As a manager of a team of IT engineers, one of the toughest challenges is getting a handle on not only what everyone is working on, but what are all the seemingly random sources of work coming at your team. Thus whether you find yourself managing a new team or have been managing a team for some time but you are constantly being surprised with new requests out of left field, you may want to consider constructing a logical approach similar to what is being outlined in this series of articles to stop the surprises.
In the previous article, we have identified the work request attributes of your team and built a list of sources of those requests. In this next article, we will start to combine these two lists into a single model of how your team does work.
Step 3: Separate request attributes you can influence from those that you cannot
Just a note right off the bat … I chose the word “influence” rather than control or direct.

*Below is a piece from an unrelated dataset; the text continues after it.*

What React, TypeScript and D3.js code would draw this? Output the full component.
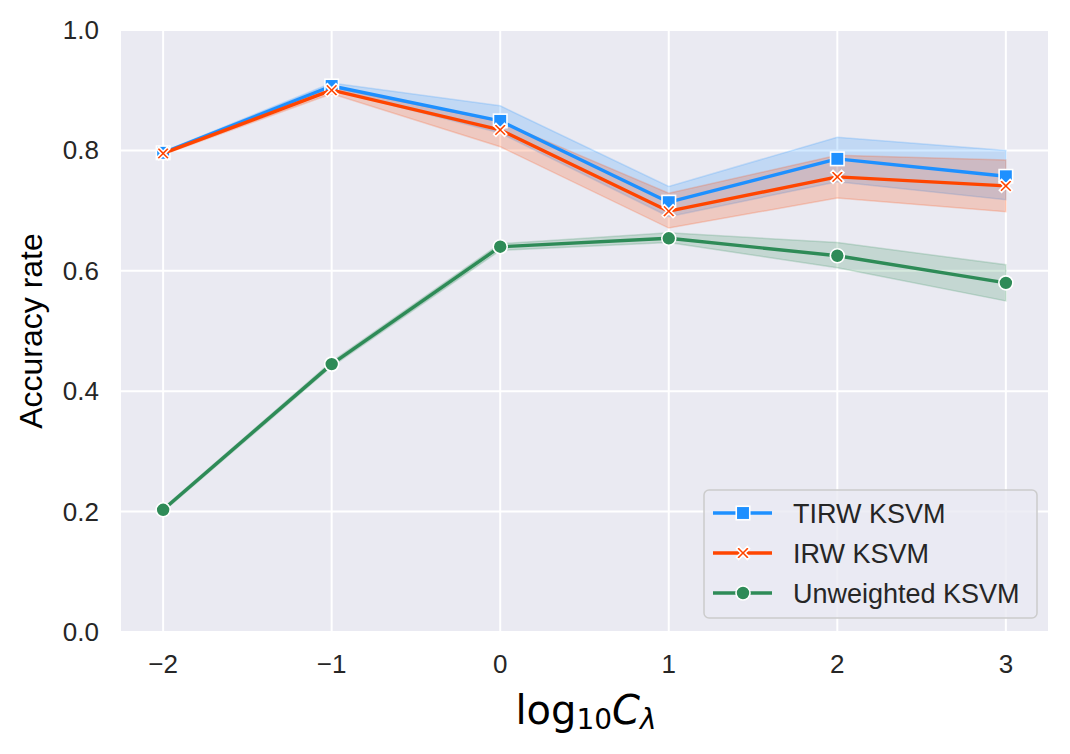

I rarely find one has complete and total control over every aspect of a particular work request attribute. Thus, the work model needs to be flexible to handle changes even to work requests you yourself are sponsoring.
From our example engineering team in the previous article:
- Vendor product upgrade = If you are taking the proactive step of upgrading a vendor product, then you have an increased level of influence over the scheduling details. The most notable exception is if you are opting to make a vendor product upgrade a dependency on an external project’s requirements as I’ve outlined in the following article on this technique.
- Vendor product end-of-life = although you don’t have influence over when a vendor decides to establish an end-of-life date, you usually have plenty of advanced notice. Knowing your product has a six, nine, twelve month life, you can proactively plan how to upgrade to the appropriate version.
- Service Strategy = probably the request attribute you have the most influence over. Also, when the work is piling up, this is probably the attribute that gets the least attention.
- Production issue support = the classic “drop everything, all hands on deck” scenario that pops up when you least expect this type of work request.
- Projects requesting engineering support = If you want to continue to enjoy your paycheck, when an external project requests resource assistance, you probably aren’t typically responding with “we are too busy, come back next year”. Rather, you need to provide each and every project that is integrating with your team’s services with some form of assistance. Since project scopes rare stay fixed, the likelihood of having little to no involvement in a particular project will turn 180 degrees and need your services puts this attribute in the no influence category.
Step 4: Identify sources of predictive data per request attribute
Now that you have categorized you request attributes into those that pop up at random compared to those that you have some influence over, it is time to identify sources of data to use as metrics to drive the model. Why are metrics so important? Because as an IT Manager you need a library of complex colored charts and graphs to swamp senior management with to justify your role in the organization; more seriously, in order to make credible claims. Proceed to identify per request attribute sources of metric data:
Production issue support
Most if not all IT shops have some product trouble ticket tracking system of some kind. Get yourself access to whatever reporting capabilities exist and try and get as much data extracted as your can. The data should specifically note in some way your team members’ involvement. Can you extract patterns? Do you see a spike of involvement at the beginning or end of the month? Is there a customer billing cycle that has your team helping the billing department five times every second week of the month? Can you pull any start/end times your team is involved such as the average time spent per ticket is 1.5 hours? This is the kind of trend data you are looking for to start turning the “we keep getting surprised with all these production tickets” into “we can expect to get hit with tickets here, here and here for approximately X hours per ticket”.
Projects requesting engineering support
Unlike production support tickets, project teams requesting assistance should be less frequent in nature. The sources of new projects and the technical scope of new projects are a bit more challenging. I’ve found you need a multi-pronged approach to collecting this data and it is a reoccurring activity rather than say a once a year one shot deal. First, you need to do some digging into how your organization kicks off projects. Is there a central PMO or Project Management Office? Are there lines of business that have their own project management teams? Are there product managers or customer service owners that have a project management arm that services their products and services? Is it a combination of all the above?
For a new manager, top priority in my mind is to start building this project kickoff source of information. It is time to break out your networking skills and track down sources of project tracking data and people who are the typical working sponsors in your organization. Get plugged into the project leads in the PM office. Identify product managers that typically sponsor projects that impact your team and take them out to lunch to have them spill their product roadmap or strategy to you. Determine the budget cycle of each product your team’s technology interacts with and get talking to project leads that regularly manage product enhancement projects since they are usually tapped to offer estimates and expertise during the pre-budget cycle.
Clearly, it is possible to invest a significantly large portion of your time tracking down all these people in these various roles throughout the company … especially if your company is large. Thus, I recommend throttling your time investment in this activity. Step back and note if you are getting useful data or just polite conversations. If the data isn’t flowing, it is time to change direction. On the flip side, don’t ignore this continual time investment exercise even if investigating the feature set of the upcoming release of one of your vendor software products seems more appealing to your engineering mind. Your mastery of knowing the technical feature set of your vendor’s products will be overshadowed by the perception you are struggling to manage the work demands on your team by your management.